THE EXERCISE |
From the first line of the data below through the line holding "from matplotlib.patches import Rectangle", output each line exactly and leave the pictures out.

╭──

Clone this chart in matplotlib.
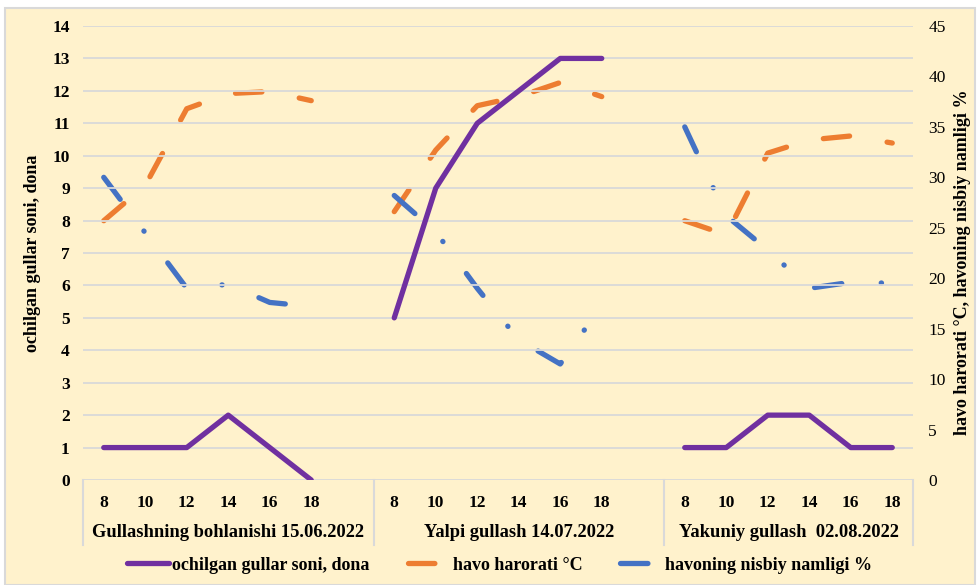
import numpy as np
import matplotlib
matplotlib.use("Agg")
import matplotlib.pyplot as plt
import matplotlib.transforms as mtransforms
from matplotlib.patches import Rectangle

# hours within each flowering stage
hours = [8, 10, 12, 14, 16, 18]
groups = ["Gullashning bohlanishi 15.06.2022",
          "Yalpi gullash 14.07.2022",
          "Yakuniy gullash  02.08.2022"]

# opened flowers (left axis)
flowers = [[1, 1, 1, 2, 1, 0],
           [5, 9, 11, 12, 13, 13],
           [1, 1, 2, 2, 1, 1]]
# air temperature, C (right axis)
temp = [[25.7, 29.2, 36.8, 38.3, 38.5, 37.6],
        [26.6, 32.7, 37.1, 38.0, 39.4, 38.0],
        [25.7, 24.3, 32.4, 33.7, 34.1, 33.4]]
# relative humidity, % (right axis)
humid = [[30.0, 24.5, 19.0, 19.4, 17.6, 17.2],
         [28.2, 24.6, 19.0, 13.9, 11.5, 17.3],
         [35.0, 26.2, 22.8, 19.0, 19.6, 19.5]]

labels = ["ochilgan gullar soni, dona", "havo harorati °C", "havoning nisbiy namligi %"]

BG = "#FFF2CC"
GRID = "#D9D9D9"
PURPLE = "#7030A0"
ORANGE = "#ED7D31"
BLUE = "#4472C4"
plt.rcParams["font.family"] = ["Liberation Serif", "DejaVu Serif"]

fig = plt.figure(figsize=(9.8, 5.85), dpi=100, facecolor="white")
fig.patches.append(Rectangle((5 / 980, 0), 970 / 980, 577 / 585, transform=fig.transFigure,
                             facecolor=BG, edgecolor=GRID, linewidth=1.5, zorder=-10))

ax = fig.add_axes([83 / 980, 105 / 585, 830 / 980, 454 / 585])
ax.set_facecolor(BG)
ax2 = ax.twinx()
ax.set_zorder(ax2.get_zorder() + 1)
ax.patch.set_visible(False)

lw = 3.8
for g in range(3):
    xs = np.arange(6) + g * 7
    l1, = ax.plot(xs, flowers[g], color=PURPLE, lw=lw, solid_capstyle="round",
                  solid_joinstyle="round", label=labels[0])
    l2, = ax2.plot(xs, temp[g], color=ORANGE, lw=lw, ls=(0, (5, 7.2)),
                   dash_capstyle="round", dash_joinstyle="round", label=labels[1])
    l3, = ax2.plot(xs, humid[g], color=BLUE, lw=lw, ls=(0, (5.2, 7.5, 0.05, 7.5)),
                   dash_capstyle="round", dash_joinstyle="round", label=labels[2])

ax.set_xlim(-0.5, 19.5)
ax.set_ylim(0, 14)
ax2.set_ylim(0, 45)
ax.set_yticks(range(0, 15))
ax2.set_yticks(range(0, 46, 5))
ax.grid(axis="y", color=GRID, lw=1.3)
ax.set_axisbelow(True)
for a in (ax, ax2):
    for s in a.spines.values():
        s.set_visible(False)
ax.tick_params(axis="y", length=0, pad=9.5, labelsize=12.5)
ax2.tick_params(axis="y", length=0, pad=11, labelsize=12.5)
for t in ax.get_yticklabels():
    t.set_fontweight("bold")

xticks = [i + g * 7 for g in range(3) for i in range(6)]
ax.set_xticks(xticks)
ax.set_xticklabels([str(h) for g in range(3) for h in hours], fontweight="bold", fontsize=12.5)
ax.tick_params(axis="x", length=0, pad=11)

# group labels centred on each group's span of categories
trans = mtransforms.blended_transform_factory(ax.transData, ax.transAxes)
seps = [-0.5, 6.5, 13.5, 19.5]
for g in range(3):
    ax.text((seps[g] + seps[g + 1]) / 2, -0.115, groups[g], transform=trans, ha="center",
            va="center", fontsize=13.3, fontweight="bold")
for xsep in seps:
    ax.plot([xsep, xsep], [0, -0.143], transform=trans, color=GRID, lw=1.5, clip_on=False)

ax.set_ylabel(labels[0], fontsize=13, fontweight="bold")
ax.yaxis.set_label_coords(-0.05, 0.5)
ax2.set_ylabel("havo harorati °C, havoning nisbiy namligi %", fontsize=13,
               fontweight="bold", rotation=90)
ax2.yaxis.set_label_coords(1.049, 0.48)

leg = fig.legend(handles=[l1, l2, l3], loc="center", bbox_to_anchor=(0.51, 20 / 585),
                 ncol=3, frameon=False, handlelength=2.3, columnspacing=2.1,
                 handletextpad=0.2, prop={"weight": "bold", "size": 13})

fig.savefig("out.png", dpi=100, facecolor="white")
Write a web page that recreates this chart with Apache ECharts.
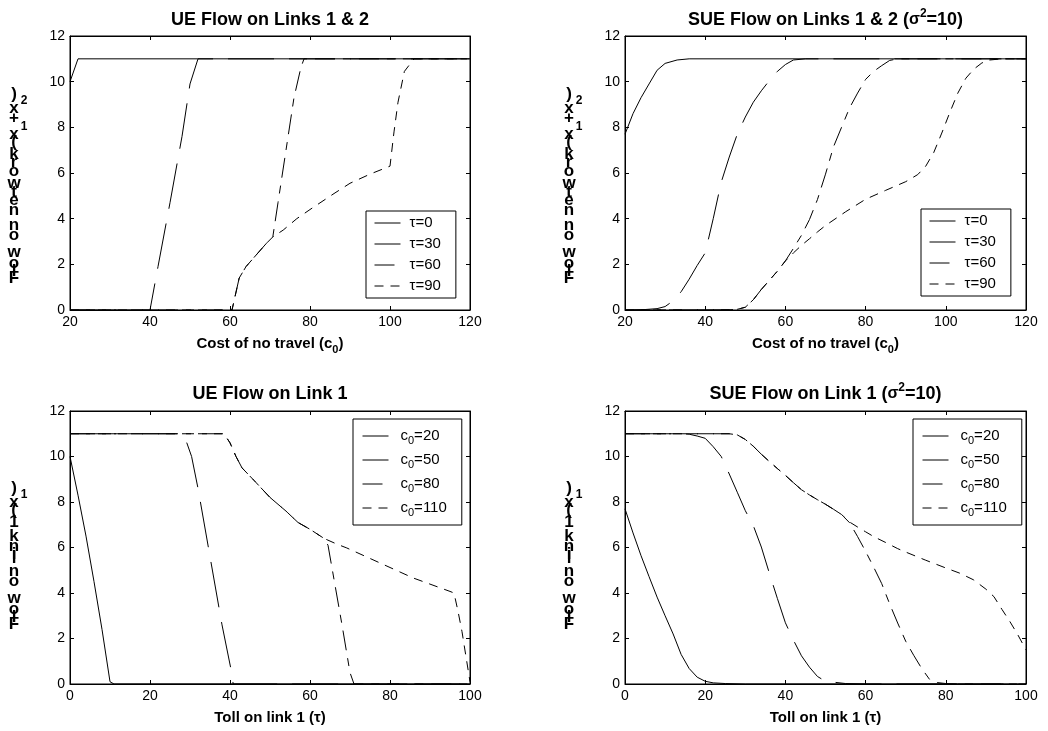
<!DOCTYPE html>
<html><head><meta charset="utf-8">
<script src="https://cdn.jsdelivr.net/npm/echarts@6/dist/echarts.min.js"></script>
<style>html,body{margin:0;padding:0;background:#fff}#c{width:1048px;height:731px}</style>
</head><body><div id="c"></div>
<script>
// ---------------- data ----------------
const tauNames = ['τ=0', 'τ=30', 'τ=60', 'τ=90'];
const c0Names = ['c0=20', 'c0=50', 'c0=80', 'c0=110'];
const costTicks = { min: 20, max: 120, interval: 20 };
const tollTicks = { min: 0, max: 100, interval: 20 };
const flowTicks = { min: 0, max: 12, interval: 2 };

// UE flow on links 1 & 2 vs cost of no travel
const ueTau0 = [[20,10],[22,11],[120,11]];
const ueTau30 = [[20,0],[40,0],[42,1.9],[45,4.7],[48,7.6],[50,9.9],[52,11],[120,11]];
const ueTau60 = [[20,0],[60.5,0],[62.3,1.4],[64,1.9],[66,2.3],[69,2.9],[70.7,3.2],[72,4.7],[74,7.0],[76,9.3],[77.7,10.6],[78.5,11],[120,11]];
const ueTau90 = [[20,0],[60.5,0],[62.3,1.4],[64,1.9],[66,2.3],[69,2.9],[70.7,3.2],[73.3,3.5],[76.7,4.0],[80,4.4],[83,4.75],[86,5.1],[90,5.55],[95,5.95],[100,6.3],[101,7.8],[102,9.1],[103.6,10.45],[106,11],[120,11]];

// SUE flow on links 1 & 2 vs cost of no travel
const sueTau0 = [[20,7.7],[22,8.6],[24,9.3],[26,9.9],[28,10.5],[30,10.8],[33,10.95],[36,11],[120,11]];
const sueTau30 = [[20,0],[25,0.02],[28,0.06],[30,0.15],[32,0.4],[34,0.8],[36,1.35],[38,1.95],[40,2.5],[42,4.0],[44,5.6],[46,6.7],[48,7.7],[50,8.45],[52,9.1],[54,9.6],[56,10.05],[58,10.45],[60,10.75],[62,10.95],[65,11],[120,11]];
const sueTau60 = [[20,0],[46,0.01],[48,0.03],[50,0.12],[52,0.45],[54,0.9],[56,1.3],[58,1.7],[60,2.15],[62,2.7],[64,3.27],[66,3.96],[68,4.84],[70,5.95],[72,7.15],[74,8.0],[76,8.85],[78,9.5],[80,10.1],[82,10.45],[84,10.7],[86,10.93],[88,11],[120,11]];
const sueTau90 = [[20,0],[46,0.01],[48,0.03],[50,0.12],[52,0.45],[54,0.9],[56,1.3],[58,1.7],[60,2.15],[62,2.5],[64,2.83],[66,3.12],[68,3.42],[70,3.7],[75,4.3],[80,4.85],[85,5.24],[90,5.62],[93,5.93],[95,6.3],[97,6.9],[99,7.75],[101,8.65],[103,9.5],[105,10.15],[107,10.55],[109,10.82],[111,10.95],[114,11],[120,11]];

// UE flow on link 1 vs toll
const ueC20 = [[0,10],[2,8.3],[4,6.5],[6,4.5],[8,2.4],[10,0.1],[11,0],[100,0]];
const ueC50 = [[0,11],[28,11],[29.2,10.6],[30.4,10],[32,8.6],[35,5.6],[38,2.6],[40.3,0.6],[40.8,0],[100,0]];
const ueC80 = [[0,11],[38.5,11],[40,10.6],[41.5,10],[43,9.5],[46,8.95],[50,8.2],[54,7.6],[57,7.1],[60,6.8],[63.5,6.4],[64.5,6.1],[66,4.6],[68,2.6],[70,0.5],[71,0],[100,0]];
const ueC110 = [[0,11],[38.5,11],[40,10.6],[41.5,10],[43,9.5],[46,8.95],[50,8.2],[54,7.6],[57,7.1],[60,6.8],[63.5,6.4],[66.7,6.15],[69.2,5.98],[77.5,5.32],[85.8,4.66],[95,4.07],[96,4.0],[97,3.2],[98,2.3],[99,1.2],[100,0.1]];

// SUE flow on link 1 vs toll
const sueC20 = [[0,7.7],[2,6.64],[4,5.64],[6,4.72],[8,3.82],[10,3.0],[12,2.2],[14,1.3],[16,0.68],[18,0.3],[20,0.12],[22,0.05],[25,0.02],[30,0],[100,0]];
const sueC50 = [[0,11],[14,11],[16,10.98],[18,10.9],[20,10.8],[22,10.43],[24,10.0],[26,9.23],[28,8.43],[30,7.62],[32,6.96],[34,6.02],[36,4.87],[38,3.76],[40,2.69],[42,1.93],[44,1.24],[46,0.74],[48,0.33],[50,0.12],[55,0.02],[60,0],[100,0]];
const sueC80 = [[0,11],[26,11],[28,10.95],[30,10.75],[32,10.45],[34,10.1],[36,9.78],[38,9.47],[40,9.17],[42,8.85],[44,8.54],[46,8.31],[48,8.1],[50,7.9],[52,7.68],[54,7.45],[56,7.09],[58,6.48],[60,5.83],[62,5.14],[64,4.42],[66,3.52],[68,2.68],[70,1.88],[72,1.26],[74,0.68],[76,0.19],[78,0.06],[80,0.02],[85,0],[100,0]];
const sueC110 = [[0,11],[26,11],[28,10.95],[30,10.75],[32,10.45],[34,10.1],[36,9.78],[38,9.47],[40,9.17],[42,8.85],[44,8.54],[46,8.31],[48,8.1],[50,7.9],[52,7.68],[54,7.45],[56,7.12],[58,6.9],[60,6.69],[62,6.48],[65,6.22],[68,5.95],[70,5.8],[75,5.44],[80,5.1],[83.5,4.87],[86.9,4.58],[90,4.17],[92,3.84],[94,3.28],[96,2.74],[98,2.15],[100,1.5]];

const titles = ['UE Flow on Links 1 & 2', 'SUE Flow on Links 1 & 2 ({s|σ}{sup|2}=10)', 'UE Flow on Link 1', 'SUE Flow on Link 1 ({s|σ}{sup|2}=10)'];
const xNames = ['Cost of no travel (c{sub|0})', 'Cost of no travel (c{sub|0})', 'Toll on link 1 (τ)', 'Toll on link 1 (τ)'];
const yLabelTop = [['Flow on network (x', 0], ['1', 1], ['+x', 0], ['2', 1], [')', 0]];
const yLabelBottom = [['Flow on link 1 (x', 0], ['1', 1], [')', 0]];

// ---------------- layout / style ----------------
const FONT = '"Liberation Sans", Arial, Helvetica, sans-serif';
const grids = [
  { left: 70, top: 36, width: 400, height: 274 },
  { left: 625, top: 36, width: 401, height: 274 },
  { left: 70, top: 411, width: 400, height: 273 },
  { left: 625, top: 411, width: 401, height: 273 }
];
const dashes = ['solid', [46, 15], [20, 8, 8, 8], [9, 7]];
const seriesSets = [
  [ueTau0, ueTau30, ueTau60, ueTau90],
  [sueTau0, sueTau30, sueTau60, sueTau90],
  [ueC20, ueC50, ueC80, ueC110],
  [sueC20, sueC50, sueC80, sueC110]
];
const legendPos = [
  { left: 366, top: 211, names: tauNames },
  { left: 921, top: 209, names: tauNames },
  { left: 353, top: 419, names: c0Names },
  { left: 913, top: 419, names: c0Names }
];

const option = {
  animation: false,
  backgroundColor: '#fff',
  title: [], grid: [], xAxis: [], yAxis: [], series: [], legend: [], graphic: []
};

const richDefs = {
  sup: { fontSize: 12, fontWeight: 'bold', fontFamily: FONT, color: '#000', verticalAlign: 'top', lineHeight: 12 },
  s: { fontSize: 16, fontWeight: 'bold', fontFamily: FONT, color: '#000', lineHeight: 24 },
  sub: { fontSize: 11, fontWeight: 'bold', fontFamily: FONT, color: '#000', verticalAlign: 'bottom', lineHeight: 11 }
};

grids.forEach((g, i) => {
  option.grid.push(Object.assign({ show: true, borderColor: '#000', borderWidth: 1, backgroundColor: '#fff' }, g));
  const xt = i < 2 ? costTicks : tollTicks;
  const tick = { show: true, inside: true, length: 4, lineStyle: { color: '#000' } };
  const line = { show: true, onZero: false, lineStyle: { color: '#000', width: 1 } };
  option.xAxis.push({
    type: 'value', gridIndex: i, position: 'bottom', min: xt.min, max: xt.max, interval: xt.interval,
    axisLine: line, axisTick: tick, splitLine: { show: false },
    axisLabel: { color: '#000', fontSize: 14, fontFamily: FONT, margin: 5 },
    name: xNames[i], nameLocation: 'middle', nameGap: 23,
    nameTextStyle: { color: '#000', fontSize: 15, fontWeight: 'bold', fontFamily: FONT, lineHeight: 22,
      rich: { sub: { fontSize: 11, fontWeight: 'bold', fontFamily: FONT, color: '#000', verticalAlign: 'bottom', lineHeight: 11 } } }
  });
  option.xAxis.push({
    type: 'value', gridIndex: i, position: 'top', min: xt.min, max: xt.max, interval: xt.interval,
    axisLine: line, axisTick: tick, splitLine: { show: false }, axisLabel: { show: false }
  });
  option.yAxis.push({
    type: 'value', gridIndex: i, position: 'left', min: flowTicks.min, max: flowTicks.max, interval: flowTicks.interval,
    axisLine: line, axisTick: tick, splitLine: { show: false },
    axisLabel: { color: '#000', fontSize: 14, fontFamily: FONT, margin: 5 }
  });
  option.yAxis.push({
    type: 'value', gridIndex: i, position: 'right', min: flowTicks.min, max: flowTicks.max, interval: flowTicks.interval,
    axisLine: line, axisTick: tick, splitLine: { show: false }, axisLabel: { show: false }
  });
  option.title.push({
    text: titles[i], left: g.left + g.width / 2, top: i < 2 ? 8 : 382, textAlign: 'center', padding: 0,
    textStyle: { color: '#000', fontSize: 18, fontWeight: 'bold', fontFamily: FONT, lineHeight: 24, rich: richDefs }
  });
  const names = legendPos[i].names;
  seriesSets[i].forEach((d, k) => {
    option.series.push({
      type: 'line', name: names[k], data: d, xAxisIndex: 2 * i, yAxisIndex: 2 * i,
      symbol: 'none', silent: true, z: 10 - k,
      lineStyle: { color: '#000', width: 1, type: dashes[k] }, itemStyle: { color: '#000' }
    });
  });
  const isC = i >= 2;
  option.legend.push({
    left: legendPos[i].left, top: legendPos[i].top, orient: 'vertical', data: names,
    itemWidth: 26, itemHeight: isC ? 20 : 16, itemGap: isC ? 4 : 5,
    padding: isC ? [7, 15, 7, 9] : [4, 15, 4, 8],
    borderColor: '#000', borderWidth: 1, backgroundColor: '#fff', selectedMode: false,
    itemStyle: { opacity: 0, color: 'transparent', borderWidth: 0 },
    lineStyle: { opacity: 1, color: '#000', width: 1 },
    formatter: n => n.replace('c0', 'c{sub|0}'),
    textStyle: { color: '#000', fontSize: 15, fontFamily: FONT, lineHeight: isC ? 20 : 16, padding: [0, 0, 0, isC ? 7 : 4],
      rich: { sub: { fontSize: 11, fontFamily: FONT, color: '#000', verticalAlign: 'bottom', lineHeight: 11 } } }
  });
});

// stacked (glyph-by-glyph) vertical y-axis labels, as in the reference
const ctx = document.createElement('canvas').getContext('2d');
function stacked(parts, cx, bottomY) {
  const els = [];
  let y = bottomY;
  parts.forEach(([str, sub]) => {
    const fs = sub ? 12 : 17;
    const font = 'bold ' + fs + 'px ' + FONT;
    ctx.font = font;
    for (const ch of str) {
      const w = ctx.measureText(ch).width;
      if (ch !== ' ') {
        els.push({ type: 'text', x: sub ? cx + 10 : cx, y: y - w / 2, silent: true,
          style: { text: ch, font: font, fill: '#000', align: 'center', verticalAlign: 'middle' } });
      }
      y -= w;
    }
  });
  return els;
}
option.graphic = [].concat(
  stacked(yLabelTop, 14, 284),
  stacked(yLabelTop, 569, 284),
  stacked(yLabelBottom, 14, 630),
  stacked(yLabelBottom, 569, 630)
);

const chart = echarts.init(document.getElementById('c'), null, { renderer: 'canvas' });
chart.setOption(option);
</script>
</body></html>
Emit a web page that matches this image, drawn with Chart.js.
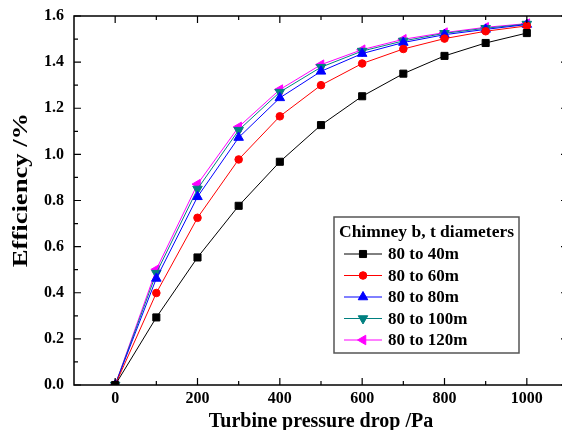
<!DOCTYPE html>
<html>
<head>
<meta charset="utf-8">
<script src="https://cdn.jsdelivr.net/npm/chart.js@4/dist/chart.umd.min.js"></script>
<style>
  html, body { margin: 0; padding: 0; background: #fff; overflow: hidden; }
  #wrap { width: 562px; height: 430px; overflow: hidden; }
</style>
</head>
<body>
<div id="wrap"><canvas id="grafico" width="580" height="430"></canvas></div>
<script>
// datos
var presion = [0, 100, 200, 300, 400, 500, 600, 700, 800, 900, 1000];
var d40  = [0, 0.293, 0.553, 0.777, 0.968, 1.127, 1.252, 1.350, 1.427, 1.483, 1.526];
var d60  = [0, 0.399, 0.725, 0.978, 1.165, 1.300, 1.394, 1.457, 1.502, 1.534, 1.557];
var d80  = [0, 0.462, 0.816, 1.073, 1.245, 1.360, 1.437, 1.485, 1.519, 1.542, 1.563];
var d100 = [0, 0.485, 0.850, 1.105, 1.270, 1.378, 1.448, 1.492, 1.525, 1.547, 1.565];
var d120 = [0, 0.501, 0.871, 1.119, 1.281, 1.389, 1.454, 1.499, 1.528, 1.551, 1.567];
var etiquetas = ["80 to 40m", "80 to 60m", "80 to 80m", "80 to 100m", "80 to 120m"];
var tituloLeyenda = "Chimney b, t diameters";
var tituloX = "Turbine pressure drop /Pa";
var tituloY = "Efficiency /%";

var fuente = "'Liberation Serif', 'Times New Roman', serif";

function serie(valores) {
  var pts = [];
  for (var i = 0; i < presion.length; i++) pts.push({ x: presion[i], y: valores[i] });
  return pts;
}

function dataset(i, valores, color, estilo, rot, radio) {
  return {
    label: etiquetas[i],
    data: serie(valores),
    borderColor: color,
    backgroundColor: color,
    borderWidth: 1,
    pointStyle: estilo,
    rotation: rot,
    pointRadius: radio,
    pointBorderWidth: 1,
    tension: 0
  };
}

// marco con marcas hacia dentro + titulo Y + leyenda dentro del area
var marcoPlugin = {
  id: 'marco',
  afterDatasetsDraw: function (chart) {
    var ctx = chart.ctx;
    var a = chart.chartArea;
    var sx = chart.scales.x, sy = chart.scales.y;
    ctx.save();
    ctx.strokeStyle = '#000';
    ctx.lineWidth = 1.5;
    ctx.strokeRect(a.left, a.top, a.right - a.left, a.bottom - a.top);
    ctx.lineWidth = 1.2;
    ctx.beginPath();
    sx.ticks.forEach(function (t) {
      if (t.value <= -100 || t.value >= 1100) return;
      var p = sx.getPixelForValue(t.value);
      var l = (t.value % 200 === 0) ? 7 : 4;
      ctx.moveTo(p, a.bottom); ctx.lineTo(p, a.bottom - l);
      ctx.moveTo(p, a.top); ctx.lineTo(p, a.top + l);
    });
    sy.ticks.forEach(function (t) {
      var p = sy.getPixelForValue(t.value);
      var l = (Math.round(t.value * 10) % 2 === 0) ? 7 : 4;
      ctx.moveTo(a.left, p); ctx.lineTo(a.left + l, p);
      ctx.moveTo(a.right, p); ctx.lineTo(a.right - l, p);
    });
    ctx.stroke();

    // titulo eje Y (algo estirado como en el original)
    ctx.save();
    ctx.translate(22, 190);
    ctx.rotate(-Math.PI / 2);
    ctx.scale(1.33, 1);
    ctx.fillStyle = '#000';
    ctx.textAlign = 'center';
    ctx.textBaseline = 'middle';
    ctx.font = 'bold 20px ' + fuente;
    ctx.fillText(tituloY, 0, 0);
    ctx.restore();

    // leyenda
    var bx = 334, by = 217, bw = 185, bh = 136;
    ctx.fillStyle = '#fff';
    ctx.fillRect(bx, by, bw, bh);
    ctx.strokeStyle = '#555';
    ctx.lineWidth = 1.5;
    ctx.strokeRect(bx, by, bw, bh);
    ctx.fillStyle = '#000';
    ctx.textBaseline = 'middle';
    ctx.textAlign = 'left';
    ctx.font = 'bold 17.5px ' + fuente;
    ctx.fillText(tituloLeyenda, bx + 5, by + 15);
    chart.data.datasets.forEach(function (ds, i) {
      var y = 254 + i * 21.5;
      ctx.strokeStyle = ds.borderColor;
      ctx.lineWidth = 1;
      ctx.beginPath();
      ctx.moveTo(344, y); ctx.lineTo(382, y);
      ctx.stroke();
      ctx.fillStyle = ds.backgroundColor;
      Chart.helpers.drawPoint(ctx, { pointStyle: ds.pointStyle, rotation: ds.rotation, radius: ds.pointRadius, borderWidth: 1 }, 363, y);
      ctx.fillStyle = '#000';
      ctx.font = 'bold 17px ' + fuente;
      ctx.fillText(ds.label, 388, y + 1);
    });
    ctx.restore();
  }
};

new Chart(document.getElementById('grafico'), {
  type: 'line',
  data: {
    datasets: [
      dataset(0, d40, '#000000', 'rect', 0, 5),
      dataset(1, d60, '#ff0000', 'circle', 0, 3.8),
      dataset(2, d80, '#0000ff', 'triangle', 0, 5.5),
      dataset(3, d100, '#008080', 'triangle', 180, 5.5),
      dataset(4, d120, '#ff00ff', 'triangle', 270, 5.5)
    ]
  },
  options: {
    responsive: false,
    animation: false,
    layout: { padding: { top: 16, right: 12, left: 0, bottom: 0 } },
    plugins: { legend: { display: false }, tooltip: { enabled: false } },
    scales: {
      x: {
        type: 'linear',
        min: -100,
        max: 1100,
        afterFit: function (s) { s.height = 45; s.paddingLeft = 0; s.paddingRight = 0; },
        grid: { display: false, drawTicks: false },
        border: { display: false },
        ticks: {
          stepSize: 100,
          autoSkip: false,
          maxRotation: 0,
          padding: 4,
          color: '#000',
          font: { family: fuente, size: 16, weight: 'bold' },
          callback: function (v) {
            return (v >= 0 && v <= 1000 && v % 200 === 0) ? String(v) : '';
          }
        },
        title: {
          display: true,
          text: tituloX,
          color: '#000',
          padding: { top: 0, bottom: -2 },
          font: { family: fuente, size: 20, weight: 'bold', lineHeight: 1 }
        }
      },
      y: {
        type: 'linear',
        min: 0,
        max: 1.6,
        afterFit: function (s) { s.width = 74; s.paddingTop = 0; s.paddingBottom = 0; },
        grid: { display: false, drawTicks: false },
        border: { display: false },
        ticks: {
          stepSize: 0.1,
          autoSkip: false,
          padding: 10,
          color: '#000',
          font: { family: fuente, size: 16, weight: 'bold' },
          callback: function (v) {
            return (Math.round(v * 10) % 2 === 0) ? v.toFixed(1) : '';
          }
        }
      }
    }
  },
  plugins: [marcoPlugin]
});
</script>
</body>
</html>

╰──

WRITTEN ANSWER |
Clone this chart in matplotlib.
import numpy as np
import matplotlib
matplotlib.use("Agg")
import matplotlib.pyplot as plt
import matplotlib.transforms as mtransforms
from matplotlib.patches import Rectangle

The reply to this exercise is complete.